We study the expressive power of first-order logic with counting quantifiers, especially the $k$-variable and quantifier-rank-$q$ fragment $\mathsf{C}^k_q$, using homomorphism indistinguishability. Recently, Dawar, Jakl, and Reggio (2021) proved that two graphs satisfy the same $\mathsf{C}^k_q$-sentences if and only if they are homomorphism indistinguishable over the class $\mathcal{T}^k_q$ of graphs admitting a $k$-pebble forest cover of depth $q$. Their proof builds on the categorical framework of game comonads developed by Abramsky, Dawar, and Wang (2017). We reprove their result using elementary techniques inspired by Dvořák (2010).
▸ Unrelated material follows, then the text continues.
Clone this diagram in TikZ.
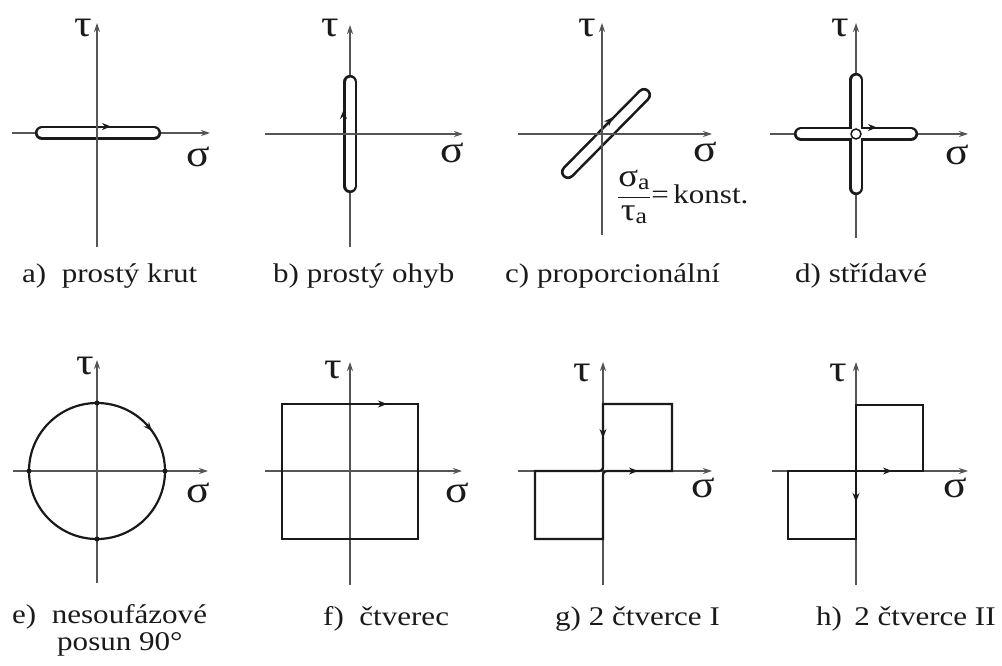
\documentclass[tikz,border=0pt]{standalone}
\usepackage{fontspec}
\setmainfont{Liberation Serif}[FakeStretch=1.15]
\usepackage{tikz}
\usetikzlibrary{arrows.meta}
\definecolor{ink}{HTML}{1A1A1A}
\definecolor{axc}{HTML}{555555}

\begin{document}
\begin{tikzpicture}[x=1pt, y=-1pt,
      ax/.style={axc, line width=1.2pt, -{Stealth[length=9pt, width=6pt]}},
      slot/.style={ink, line width=2.6pt, double=white, double distance=9pt, line cap=round},
      sq/.style={ink, line width=2.2pt},
      tip/.style={ink, line width=1.4pt, -{Stealth[length=9pt, width=7pt]}},
      gr/.style={font=\fontsize{38}{38}\selectfont, text=ink, inner sep=0pt},
      capt/.style={font=\fontsize{27}{29}\selectfont, text=ink, anchor=base west, inner sep=0pt}]
      \useasboundingbox (0,0) rectangle (1002,666);
      % a) prosty krut
      \begin{scope}[shift={(97,133)}]
        \draw[ax] (-85,0) -- (113,0);
        \draw[slot] (-55,0) -- (57,0);
        \draw[ax] (0,114) -- (0,-110);
        \draw[tip] (3,-6.5) -- (14,-6.5);
        \node[gr] (tauA) at (-14,-105) {τ};
        \node[gr] (sigA) at (101,24) {σ};
      \end{scope}
      \node[capt] (capA) at (22,282) {a)~~prostý krut};
      % b) prosty ohyb
      \begin{scope}[shift={(350,134)}]
        \draw[ax] (0,113) -- (0,-109);
        \draw[slot] (0,-52) -- (0,52);
        \draw[ax] (-85,0) -- (113,0);
        \draw[tip] (-6.5,-13) -- (-6.5,-24);
        \node[gr] (tauB) at (-20,-106) {τ};
        \node[gr] (sigB) at (102,19) {σ};
      \end{scope}
      \node[capt] (capB) at (273,282) {b) prostý ohyb};
      % c) proporcionalni
      \begin{scope}[shift={(602,134)}]
        \draw[slot] (-34,38) -- (42,-39);
        \draw[ax] (-84,0) -- (110,0);
        \draw[ax] (0,101) -- (0,-111);
        \draw[tip] (1,-6.6) -- (10.8,-16.6);
        \node[gr] (tauC) at (-15,-106) {τ};
        \node[gr] (sigC) at (103,18) {σ};
      \end{scope}
      \node[font=\fontsize{27}{29}\selectfont, text=ink, anchor=west, inner sep=0pt] (konst) at (617,197)
        {$\displaystyle\frac{\mbox{\fontsize{32}{32}\selectfont σ\textsubscript{a}}}{\mbox{\fontsize{32}{32}\selectfont τ\textsubscript{a}}}$=\,konst.};
      \node[capt] (capC) at (505,282) {c) proporcionální};
      % d) stridave
      \begin{scope}[shift={(856,134)}]
        \draw[ax] (-86,0) -- (112,0);
        \draw[ax] (0,104) -- (0,-111);
        \draw[slot] (-55,0) -- (55,0) (0,-54) -- (0,54);
        \draw[ink, line width=1.5pt] (0,0) circle (5);
        \draw[tip] (10,-6.5) -- (21,-6.5);
        \node[gr] (tauD) at (-16,-106) {τ};
        \node[gr] (sigD) at (101,21) {σ};
      \end{scope}
      \node[capt] (capD) at (795,282) {d) střídavé};
      % e) nesoufazove
      \begin{scope}[shift={(97,471)}]
        \draw[ax] (-84,0) -- (111,0);
        \draw[ax] (0,112) -- (0,-111);
        \draw[sq] (0,0) circle (68);
        \foreach \x/\y in {68/0,-68/0,0/68,0/-68} \fill[ink] (\x,\y) circle (2.5);
        \draw[tip] (48.9,-47.2) -- (55,-40);
        \node[gr] (tauE) at (-12,-105) {τ};
        \node[gr] (sigE) at (101,22) {σ};
      \end{scope}
      \node[capt] (capE) at (12,623) {e)~~nesoufázové};
      \node[capt] (capE2) at (57,650) {posun 90°};
      % f) ctverec
      \begin{scope}[shift={(350,471)}]
        \draw[ax] (-85,0) -- (112,0);
        \draw[ax] (0,114) -- (0,-109);
        \draw[sq] (-68,-67) rectangle (68,68);
        \draw[tip] (25,-67) -- (37,-67);
        \node[gr] (tauF) at (-17,-101) {τ};
        \node[gr] (sigF) at (107,22) {σ};
      \end{scope}
      \node[capt] (capF) at (323,625) {f)~~čtverec};
      % g) 2 ctverce I
      \begin{scope}[shift={(603,471)}]
        \draw[ax] (-85,0) -- (109,0);
        \draw[ax] (0,114) -- (0,-109);
        \draw[sq] (-8,0) -- (-68,0) -- (-68,68) -- (0,68) -- (0,8) .. controls (0,0) .. (8,0)
          -- (69,0) -- (69,-67) -- (0,-67) -- (0,-8) .. controls (0,0) .. (-8,0) -- cycle;
        \draw[tip] (0,-45) -- (0,-33);
        \draw[tip] (23,0) -- (35,0);
        \node[gr] (tauG) at (-21,-98) {τ};
        \node[gr] (sigG) at (100,17) {σ};
      \end{scope}
      \node[capt] (capG) at (555,625) {g) 2 čtverce I};
      % h) 2 ctverce II
      \begin{scope}[shift={(856,471)}]
        \draw[ax] (-84,0) -- (112,0);
        \draw[ax] (0,114) -- (0,-109);
        \draw[sq] (0,0) -- (67,0) -- (67,-66) -- (0,-66) -- (0,68) -- (-68,68) -- (-68,0) -- cycle;
        \draw[tip] (24,0) -- (36,0);
        \draw[tip] (0,19) -- (0,31);
        \node[gr] (tauH) at (-18,-98) {τ};
        \node[gr] (sigH) at (99,17) {σ};
      \end{scope}
      \node[capt] (capH) at (816,625) {h)\,~2 čtverce II};
    \end{tikzpicture}
\end{document}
Using these techniques we also give a characterisation of guarded counting logic. Our main focus, however, is to provide a graph theoretic analysis of the graph class $\mathcal{T}^k_q$. This allows us to separate $\mathcal{T}^k_q$ from the intersection of the graph class $\mathcal{TW}_{k-1}$, that is graphs of treewidth less or equal $k-1$, and $\mathcal{TD}_q$, that is graphs of treedepth at most $q$ if $q$ is sufficiently larger than $k$. We are able to lift this separation to the semantic separation of the respective homomorphism indistinguishability relations. A part of this separation is to prove that the class $\mathcal{TD}_q$ is homomorphism distinguishing closed, which was already conjectured by Roberson (2022).

30 pages, 3 figures